··· Records supplied ···
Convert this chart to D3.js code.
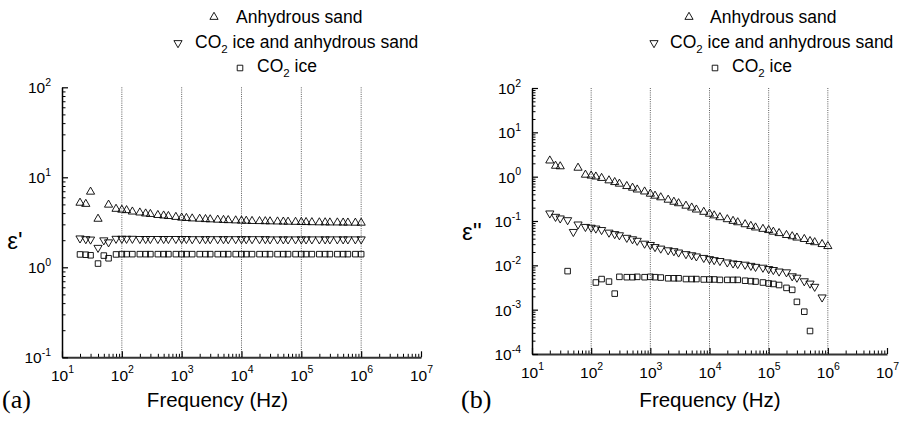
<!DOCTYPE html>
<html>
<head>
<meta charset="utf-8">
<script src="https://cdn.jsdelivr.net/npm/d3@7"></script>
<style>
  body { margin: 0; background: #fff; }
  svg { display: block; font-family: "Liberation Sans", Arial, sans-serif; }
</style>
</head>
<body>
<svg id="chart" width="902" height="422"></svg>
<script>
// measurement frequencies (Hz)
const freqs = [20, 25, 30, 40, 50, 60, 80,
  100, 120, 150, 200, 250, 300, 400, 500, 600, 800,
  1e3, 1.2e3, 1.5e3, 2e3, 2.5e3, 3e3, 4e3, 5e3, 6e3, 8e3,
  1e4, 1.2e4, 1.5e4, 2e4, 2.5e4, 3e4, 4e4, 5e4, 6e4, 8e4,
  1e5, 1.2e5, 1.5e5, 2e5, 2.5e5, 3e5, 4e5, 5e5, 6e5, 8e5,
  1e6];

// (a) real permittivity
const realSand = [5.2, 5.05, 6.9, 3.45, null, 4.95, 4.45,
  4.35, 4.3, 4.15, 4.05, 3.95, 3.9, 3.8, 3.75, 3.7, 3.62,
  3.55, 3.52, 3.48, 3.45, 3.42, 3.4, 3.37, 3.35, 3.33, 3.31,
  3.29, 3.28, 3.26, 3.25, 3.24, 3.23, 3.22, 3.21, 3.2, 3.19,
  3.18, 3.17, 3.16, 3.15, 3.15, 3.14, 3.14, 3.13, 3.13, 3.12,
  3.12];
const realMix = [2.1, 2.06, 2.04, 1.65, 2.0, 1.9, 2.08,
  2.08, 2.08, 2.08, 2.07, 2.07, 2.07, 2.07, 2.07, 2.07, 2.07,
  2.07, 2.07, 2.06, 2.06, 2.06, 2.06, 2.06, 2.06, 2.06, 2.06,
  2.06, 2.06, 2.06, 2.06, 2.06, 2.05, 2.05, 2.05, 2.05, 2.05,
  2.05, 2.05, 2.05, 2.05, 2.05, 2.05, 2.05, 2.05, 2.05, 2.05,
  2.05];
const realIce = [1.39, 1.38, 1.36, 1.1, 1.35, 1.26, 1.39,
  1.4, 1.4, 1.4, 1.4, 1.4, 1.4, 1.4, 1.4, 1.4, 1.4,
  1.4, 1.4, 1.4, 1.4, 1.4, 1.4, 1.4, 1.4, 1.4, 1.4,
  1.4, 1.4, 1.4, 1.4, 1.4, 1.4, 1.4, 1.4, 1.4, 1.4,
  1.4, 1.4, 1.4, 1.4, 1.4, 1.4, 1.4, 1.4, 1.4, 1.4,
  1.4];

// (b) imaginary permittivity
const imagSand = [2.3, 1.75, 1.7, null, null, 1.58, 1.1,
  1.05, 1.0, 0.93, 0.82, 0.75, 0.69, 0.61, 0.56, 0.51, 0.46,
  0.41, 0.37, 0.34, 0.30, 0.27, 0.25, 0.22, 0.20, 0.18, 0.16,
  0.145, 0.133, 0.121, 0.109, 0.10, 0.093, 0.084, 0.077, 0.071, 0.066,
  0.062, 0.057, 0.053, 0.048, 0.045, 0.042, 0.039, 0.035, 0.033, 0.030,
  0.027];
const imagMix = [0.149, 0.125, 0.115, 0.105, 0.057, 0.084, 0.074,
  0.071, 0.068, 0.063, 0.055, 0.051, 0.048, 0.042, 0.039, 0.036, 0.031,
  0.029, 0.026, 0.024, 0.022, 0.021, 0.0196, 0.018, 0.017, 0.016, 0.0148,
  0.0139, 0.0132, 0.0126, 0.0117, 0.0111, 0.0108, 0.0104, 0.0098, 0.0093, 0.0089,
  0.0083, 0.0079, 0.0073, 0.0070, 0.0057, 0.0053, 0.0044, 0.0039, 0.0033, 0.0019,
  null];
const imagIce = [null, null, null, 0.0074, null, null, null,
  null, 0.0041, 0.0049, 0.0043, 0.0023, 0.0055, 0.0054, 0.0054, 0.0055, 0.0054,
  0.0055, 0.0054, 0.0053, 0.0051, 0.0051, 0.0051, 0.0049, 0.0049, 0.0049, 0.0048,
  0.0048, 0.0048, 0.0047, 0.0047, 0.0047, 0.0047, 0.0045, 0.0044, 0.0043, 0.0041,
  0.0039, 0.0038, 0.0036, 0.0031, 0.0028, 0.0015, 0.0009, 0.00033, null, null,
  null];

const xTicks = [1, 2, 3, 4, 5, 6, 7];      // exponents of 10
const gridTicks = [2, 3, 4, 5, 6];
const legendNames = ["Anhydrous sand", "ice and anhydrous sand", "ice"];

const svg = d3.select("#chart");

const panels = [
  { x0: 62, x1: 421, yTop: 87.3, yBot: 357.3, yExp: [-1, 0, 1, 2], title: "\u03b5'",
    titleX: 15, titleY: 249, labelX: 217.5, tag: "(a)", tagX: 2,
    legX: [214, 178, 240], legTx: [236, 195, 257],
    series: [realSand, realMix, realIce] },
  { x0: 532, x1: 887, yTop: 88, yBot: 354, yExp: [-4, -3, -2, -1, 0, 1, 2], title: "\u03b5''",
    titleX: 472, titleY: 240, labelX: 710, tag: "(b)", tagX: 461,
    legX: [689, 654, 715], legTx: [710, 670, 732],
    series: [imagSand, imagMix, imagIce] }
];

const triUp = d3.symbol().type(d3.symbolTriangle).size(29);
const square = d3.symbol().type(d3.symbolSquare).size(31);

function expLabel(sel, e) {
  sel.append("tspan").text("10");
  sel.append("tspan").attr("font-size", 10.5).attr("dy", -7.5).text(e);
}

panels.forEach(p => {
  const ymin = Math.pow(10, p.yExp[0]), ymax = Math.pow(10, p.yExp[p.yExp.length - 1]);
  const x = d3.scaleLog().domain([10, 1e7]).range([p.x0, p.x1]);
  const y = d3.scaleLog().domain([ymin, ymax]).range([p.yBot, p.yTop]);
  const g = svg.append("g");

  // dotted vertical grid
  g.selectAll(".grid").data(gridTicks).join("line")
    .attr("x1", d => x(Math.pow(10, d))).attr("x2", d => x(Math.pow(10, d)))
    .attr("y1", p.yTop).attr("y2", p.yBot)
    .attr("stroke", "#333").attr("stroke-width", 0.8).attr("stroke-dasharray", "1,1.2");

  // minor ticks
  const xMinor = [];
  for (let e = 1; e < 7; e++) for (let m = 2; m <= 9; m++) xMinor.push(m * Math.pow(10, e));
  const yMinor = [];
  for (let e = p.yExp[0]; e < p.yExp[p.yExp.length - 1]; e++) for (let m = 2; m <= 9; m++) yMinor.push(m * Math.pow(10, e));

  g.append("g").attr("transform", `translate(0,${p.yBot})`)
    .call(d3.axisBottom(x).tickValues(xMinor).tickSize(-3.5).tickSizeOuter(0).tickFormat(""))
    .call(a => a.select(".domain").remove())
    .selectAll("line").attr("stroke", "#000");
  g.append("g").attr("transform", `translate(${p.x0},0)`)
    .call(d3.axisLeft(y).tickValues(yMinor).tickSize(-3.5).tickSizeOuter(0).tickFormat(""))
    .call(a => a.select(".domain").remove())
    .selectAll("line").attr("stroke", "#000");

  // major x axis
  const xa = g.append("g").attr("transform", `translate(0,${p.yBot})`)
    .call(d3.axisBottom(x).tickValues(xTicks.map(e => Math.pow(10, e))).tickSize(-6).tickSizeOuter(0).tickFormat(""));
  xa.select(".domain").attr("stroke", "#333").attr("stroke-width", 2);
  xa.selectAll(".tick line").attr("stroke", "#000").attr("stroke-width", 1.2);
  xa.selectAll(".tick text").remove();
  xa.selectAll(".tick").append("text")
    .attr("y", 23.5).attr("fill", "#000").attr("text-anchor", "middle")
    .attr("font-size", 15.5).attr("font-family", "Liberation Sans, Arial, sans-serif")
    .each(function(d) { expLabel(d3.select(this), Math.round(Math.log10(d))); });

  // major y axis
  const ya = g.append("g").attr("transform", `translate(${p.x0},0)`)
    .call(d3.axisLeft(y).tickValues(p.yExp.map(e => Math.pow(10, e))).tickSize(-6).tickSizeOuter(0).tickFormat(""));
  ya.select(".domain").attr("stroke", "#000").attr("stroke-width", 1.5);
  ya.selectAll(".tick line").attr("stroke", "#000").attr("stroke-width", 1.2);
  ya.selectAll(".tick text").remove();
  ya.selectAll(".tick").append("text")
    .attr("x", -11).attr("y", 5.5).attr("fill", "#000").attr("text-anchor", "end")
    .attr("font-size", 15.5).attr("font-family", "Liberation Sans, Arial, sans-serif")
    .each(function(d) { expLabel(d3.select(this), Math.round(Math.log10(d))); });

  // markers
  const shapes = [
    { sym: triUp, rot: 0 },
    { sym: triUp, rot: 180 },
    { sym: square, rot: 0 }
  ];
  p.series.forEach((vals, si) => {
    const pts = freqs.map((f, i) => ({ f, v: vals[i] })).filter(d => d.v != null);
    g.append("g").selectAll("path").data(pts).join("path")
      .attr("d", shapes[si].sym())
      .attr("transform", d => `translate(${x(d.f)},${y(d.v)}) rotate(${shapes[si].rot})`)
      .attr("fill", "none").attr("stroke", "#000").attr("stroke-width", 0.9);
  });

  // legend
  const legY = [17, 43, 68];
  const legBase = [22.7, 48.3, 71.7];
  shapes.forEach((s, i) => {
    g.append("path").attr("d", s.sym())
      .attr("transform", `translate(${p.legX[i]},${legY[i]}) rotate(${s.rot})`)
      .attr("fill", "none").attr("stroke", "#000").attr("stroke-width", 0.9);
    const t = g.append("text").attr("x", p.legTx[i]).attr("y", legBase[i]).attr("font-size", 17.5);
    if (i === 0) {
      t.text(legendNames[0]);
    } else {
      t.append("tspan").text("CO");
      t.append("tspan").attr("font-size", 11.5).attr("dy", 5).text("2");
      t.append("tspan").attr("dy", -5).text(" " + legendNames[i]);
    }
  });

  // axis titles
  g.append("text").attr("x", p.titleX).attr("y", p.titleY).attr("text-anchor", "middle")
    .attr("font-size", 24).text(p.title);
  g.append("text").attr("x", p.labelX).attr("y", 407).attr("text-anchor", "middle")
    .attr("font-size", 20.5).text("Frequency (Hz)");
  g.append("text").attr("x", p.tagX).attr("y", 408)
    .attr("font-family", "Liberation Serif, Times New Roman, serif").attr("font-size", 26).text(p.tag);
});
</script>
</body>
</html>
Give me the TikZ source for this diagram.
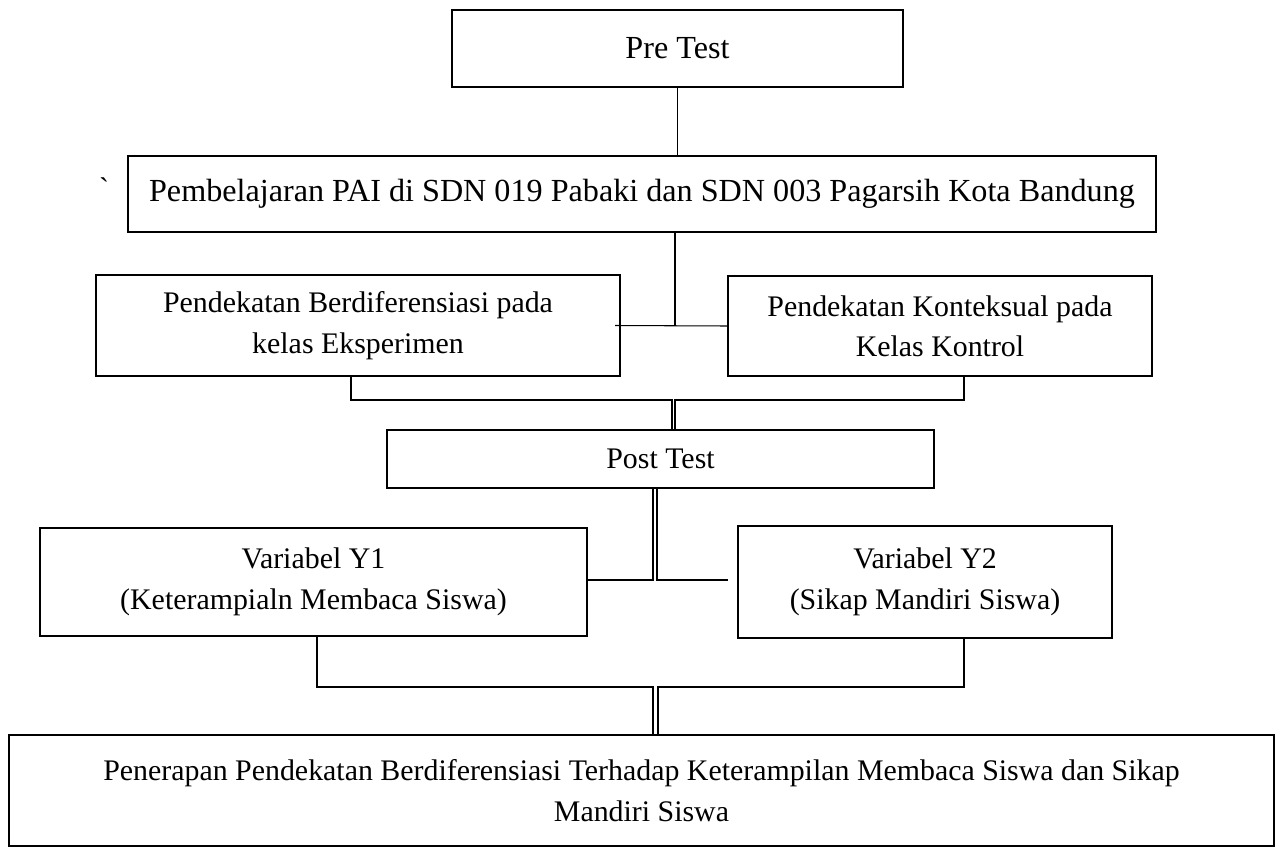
···
Task brief
From the records given above, copy all lines containing "chart".

Response to the task
Convert this chart to D3.js code.
<svg id="chart" width="902" height="422"></svg>
const svg = d3.select("#chart");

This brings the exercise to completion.